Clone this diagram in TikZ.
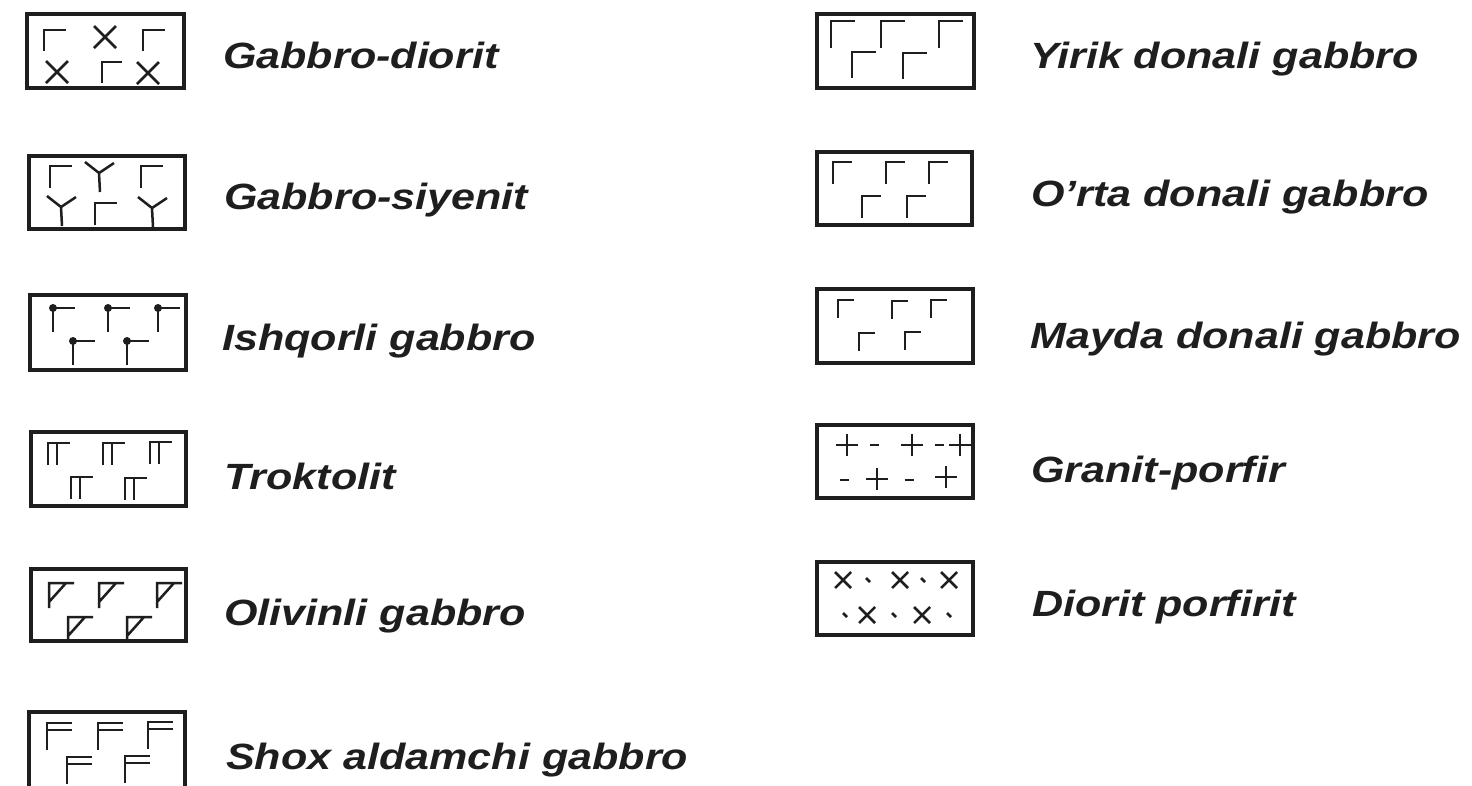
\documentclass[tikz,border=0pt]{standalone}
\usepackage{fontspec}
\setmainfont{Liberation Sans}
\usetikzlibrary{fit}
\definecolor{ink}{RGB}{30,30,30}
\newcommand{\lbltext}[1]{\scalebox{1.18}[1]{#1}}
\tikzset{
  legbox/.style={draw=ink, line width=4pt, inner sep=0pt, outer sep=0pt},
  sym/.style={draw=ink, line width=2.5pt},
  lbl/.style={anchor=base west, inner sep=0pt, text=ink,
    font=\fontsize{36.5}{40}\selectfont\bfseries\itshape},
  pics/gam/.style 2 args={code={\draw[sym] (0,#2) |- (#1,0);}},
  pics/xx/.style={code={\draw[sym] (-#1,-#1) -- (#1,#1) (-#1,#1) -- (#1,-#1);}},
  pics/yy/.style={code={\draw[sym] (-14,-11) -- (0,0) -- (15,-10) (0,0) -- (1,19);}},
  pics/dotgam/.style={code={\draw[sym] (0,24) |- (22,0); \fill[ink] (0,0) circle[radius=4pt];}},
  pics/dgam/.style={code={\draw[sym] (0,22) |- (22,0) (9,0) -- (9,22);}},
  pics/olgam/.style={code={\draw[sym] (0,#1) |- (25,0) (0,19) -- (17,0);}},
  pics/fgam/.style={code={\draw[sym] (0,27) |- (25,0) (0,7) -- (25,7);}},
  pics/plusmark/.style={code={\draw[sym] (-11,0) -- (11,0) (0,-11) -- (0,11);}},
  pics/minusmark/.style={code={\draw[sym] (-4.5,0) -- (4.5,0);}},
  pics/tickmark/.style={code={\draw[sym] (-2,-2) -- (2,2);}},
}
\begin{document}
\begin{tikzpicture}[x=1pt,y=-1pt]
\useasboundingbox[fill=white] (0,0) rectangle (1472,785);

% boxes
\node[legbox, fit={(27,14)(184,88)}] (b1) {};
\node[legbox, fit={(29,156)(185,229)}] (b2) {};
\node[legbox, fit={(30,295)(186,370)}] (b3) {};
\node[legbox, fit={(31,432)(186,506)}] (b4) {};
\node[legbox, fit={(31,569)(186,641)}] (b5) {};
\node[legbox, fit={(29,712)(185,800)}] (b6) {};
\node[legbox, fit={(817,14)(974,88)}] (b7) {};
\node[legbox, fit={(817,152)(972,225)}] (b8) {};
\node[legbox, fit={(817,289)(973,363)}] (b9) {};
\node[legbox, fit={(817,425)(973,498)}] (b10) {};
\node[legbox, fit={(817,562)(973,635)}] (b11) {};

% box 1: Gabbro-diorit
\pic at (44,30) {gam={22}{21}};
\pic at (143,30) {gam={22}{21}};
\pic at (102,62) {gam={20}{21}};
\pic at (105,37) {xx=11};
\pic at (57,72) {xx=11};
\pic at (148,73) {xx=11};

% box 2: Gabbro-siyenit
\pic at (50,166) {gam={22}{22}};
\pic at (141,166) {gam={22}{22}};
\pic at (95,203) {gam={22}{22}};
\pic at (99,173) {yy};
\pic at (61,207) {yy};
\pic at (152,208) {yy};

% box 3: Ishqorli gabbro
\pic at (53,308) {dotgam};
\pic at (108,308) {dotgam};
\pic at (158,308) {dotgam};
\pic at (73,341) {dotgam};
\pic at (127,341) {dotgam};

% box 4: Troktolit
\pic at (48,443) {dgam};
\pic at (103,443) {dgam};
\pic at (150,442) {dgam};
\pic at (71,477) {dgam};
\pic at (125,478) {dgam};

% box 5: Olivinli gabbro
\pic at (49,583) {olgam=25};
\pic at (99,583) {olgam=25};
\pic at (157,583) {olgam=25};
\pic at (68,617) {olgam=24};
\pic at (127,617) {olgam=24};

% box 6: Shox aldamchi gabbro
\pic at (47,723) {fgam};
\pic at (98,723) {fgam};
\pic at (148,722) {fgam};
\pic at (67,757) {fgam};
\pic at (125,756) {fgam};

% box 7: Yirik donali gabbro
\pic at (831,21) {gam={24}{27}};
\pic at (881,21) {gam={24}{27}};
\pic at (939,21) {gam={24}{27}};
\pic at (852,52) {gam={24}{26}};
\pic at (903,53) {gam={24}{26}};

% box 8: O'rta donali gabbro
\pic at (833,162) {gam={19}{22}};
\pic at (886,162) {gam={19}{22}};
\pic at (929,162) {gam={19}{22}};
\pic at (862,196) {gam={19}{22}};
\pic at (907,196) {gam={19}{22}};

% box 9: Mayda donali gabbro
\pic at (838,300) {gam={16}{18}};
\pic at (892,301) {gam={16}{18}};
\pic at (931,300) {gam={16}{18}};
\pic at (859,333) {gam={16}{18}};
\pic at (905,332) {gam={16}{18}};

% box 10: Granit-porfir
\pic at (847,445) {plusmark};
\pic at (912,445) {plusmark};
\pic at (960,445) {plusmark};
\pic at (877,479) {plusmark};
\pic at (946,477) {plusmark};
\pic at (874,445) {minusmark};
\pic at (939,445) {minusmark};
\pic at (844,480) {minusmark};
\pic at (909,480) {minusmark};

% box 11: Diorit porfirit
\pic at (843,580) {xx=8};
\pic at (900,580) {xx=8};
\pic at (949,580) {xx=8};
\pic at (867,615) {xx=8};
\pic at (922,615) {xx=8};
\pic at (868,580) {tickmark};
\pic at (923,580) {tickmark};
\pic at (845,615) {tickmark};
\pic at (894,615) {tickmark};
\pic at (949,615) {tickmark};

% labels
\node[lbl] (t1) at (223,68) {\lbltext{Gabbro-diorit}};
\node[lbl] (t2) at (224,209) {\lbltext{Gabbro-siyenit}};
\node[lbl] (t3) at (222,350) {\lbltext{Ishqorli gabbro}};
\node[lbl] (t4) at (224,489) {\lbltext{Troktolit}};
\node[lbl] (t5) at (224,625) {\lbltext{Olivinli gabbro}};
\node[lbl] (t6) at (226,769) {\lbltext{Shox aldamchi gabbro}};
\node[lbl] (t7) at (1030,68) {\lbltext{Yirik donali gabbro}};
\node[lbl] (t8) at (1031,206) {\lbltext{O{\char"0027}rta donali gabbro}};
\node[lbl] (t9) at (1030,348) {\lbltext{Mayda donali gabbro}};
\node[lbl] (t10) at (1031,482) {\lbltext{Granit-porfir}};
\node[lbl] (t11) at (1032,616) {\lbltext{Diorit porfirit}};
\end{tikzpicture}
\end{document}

──────────────────────────────

Extract, word for word, each line from the top of the data down to and including the line with "(0,0) rectangle (1472,785);"; skip the pictures.

*Answer to the task:*
Clone this diagram in TikZ.
\documentclass[tikz,border=0pt]{standalone}
\usepackage{fontspec}
\setmainfont{Liberation Sans}
\usetikzlibrary{fit}
\definecolor{ink}{RGB}{30,30,30}
\newcommand{\lbltext}[1]{\scalebox{1.18}[1]{#1}}
\tikzset{
  legbox/.style={draw=ink, line width=4pt, inner sep=0pt, outer sep=0pt},
  sym/.style={draw=ink, line width=2.5pt},
  lbl/.style={anchor=base west, inner sep=0pt, text=ink,
    font=\fontsize{36.5}{40}\selectfont\bfseries\itshape},
  pics/gam/.style 2 args={code={\draw[sym] (0,#2) |- (#1,0);}},
  pics/xx/.style={code={\draw[sym] (-#1,-#1) -- (#1,#1) (-#1,#1) -- (#1,-#1);}},
  pics/yy/.style={code={\draw[sym] (-14,-11) -- (0,0) -- (15,-10) (0,0) -- (1,19);}},
  pics/dotgam/.style={code={\draw[sym] (0,24) |- (22,0); \fill[ink] (0,0) circle[radius=4pt];}},
  pics/dgam/.style={code={\draw[sym] (0,22) |- (22,0) (9,0) -- (9,22);}},
  pics/olgam/.style={code={\draw[sym] (0,#1) |- (25,0) (0,19) -- (17,0);}},
  pics/fgam/.style={code={\draw[sym] (0,27) |- (25,0) (0,7) -- (25,7);}},
  pics/plusmark/.style={code={\draw[sym] (-11,0) -- (11,0) (0,-11) -- (0,11);}},
  pics/minusmark/.style={code={\draw[sym] (-4.5,0) -- (4.5,0);}},
  pics/tickmark/.style={code={\draw[sym] (-2,-2) -- (2,2);}},
}
\begin{document}
\begin{tikzpicture}[x=1pt,y=-1pt]
\useasboundingbox[fill=white] (0,0) rectangle (1472,785);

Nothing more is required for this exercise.